The Committee answers that such letter to the editor may not be written without violating the Code of Professional Responsibility, whether or not the letter quotes from the lawyer’s brief.

EC 7-33 says: “A goal of our legal system is that each party shall have his case, criminal or civil, adjudicated by an impartial tribunal. The attainment of this goal may be defeated by dissemination of news or comments which tend to influence judge or jury.... The release by a lawyer of out-of-court statements regarding an anticipated or pending trial may improperly affect the impartiality of the tribunal....”

See Opinion 70-43 (attorney representing governmental agency) and Opinion 71-51 [since withdrawn] (publicity release of newsworthy event involving lawyer). See also Opinion 72-46, which enunciates stringent standards under DR 7-107 and says that a lawyer should originate no public statements concerning a case in which he is involved except, subject to constitutional privilege, for statements clearly and specifically authorized by DR 7-107, and “[a]s to matters not clearly and specifically authorized by the black-letter provisions of DR 7-107, a lawyer may fairly state to a representative of the media the issues to be tried and the contentions of the parties if it be done anonymously.”

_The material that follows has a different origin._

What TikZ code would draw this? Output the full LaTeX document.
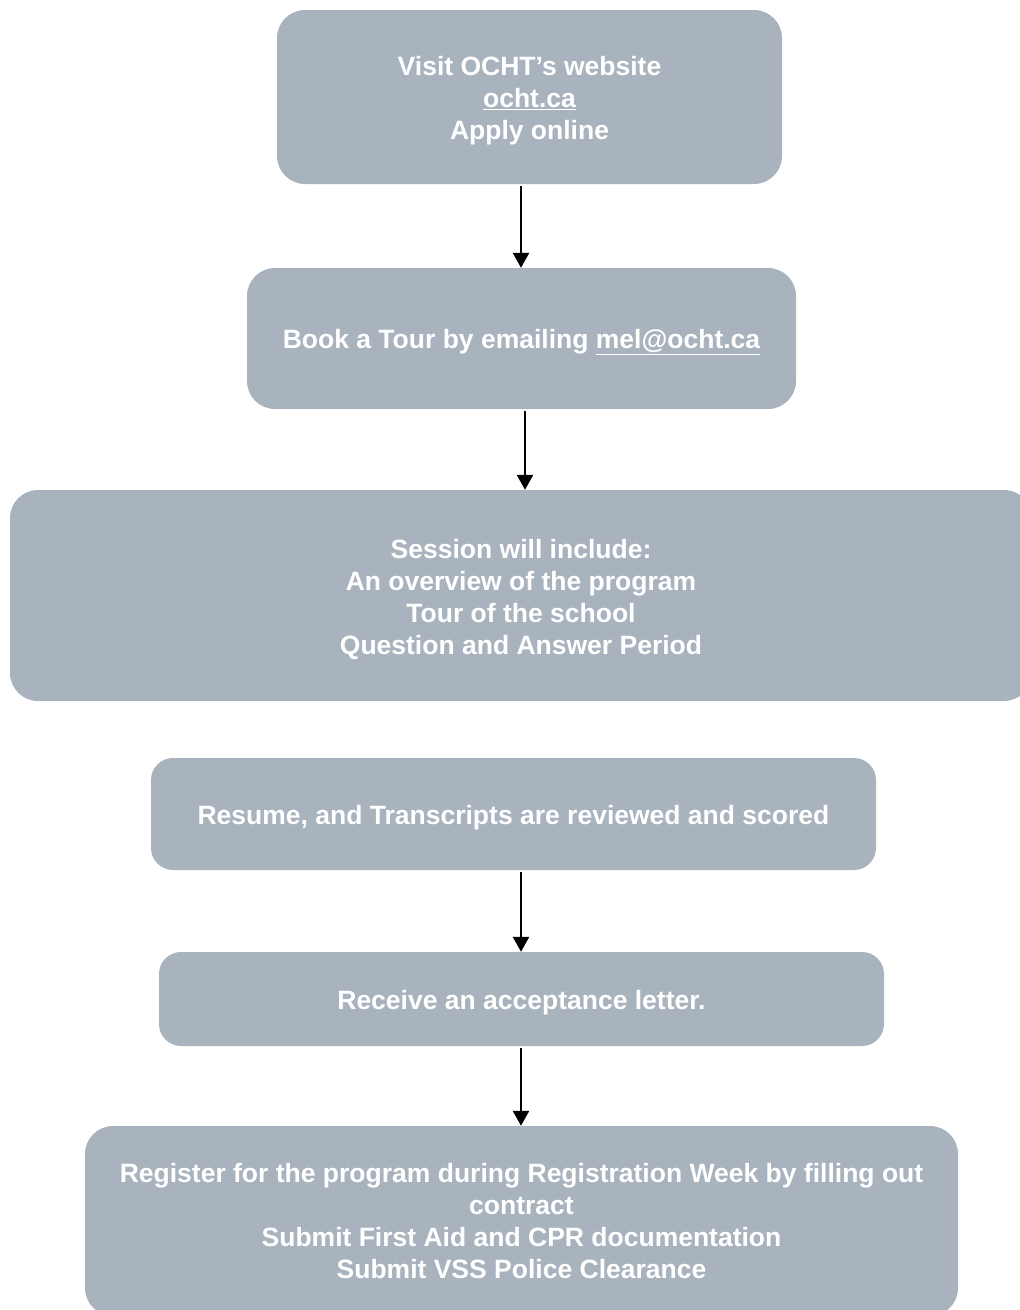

In the context of this inquiry we do not consider the public records exception of DR 7-107(G) to include a lawyer promoting publication in the media of his own comments made in his brief. If that were the case, the meaning and purpose of that Disciplinary Rule could be subverted. The additional aspects, as presented in the inquiry, that the newspaper publisher is a party to the litigation and that the lawyer’s letter would be in response to a prior unfair article do not bring the lawyer’s proposed letter within any exceptions to DR 7-107.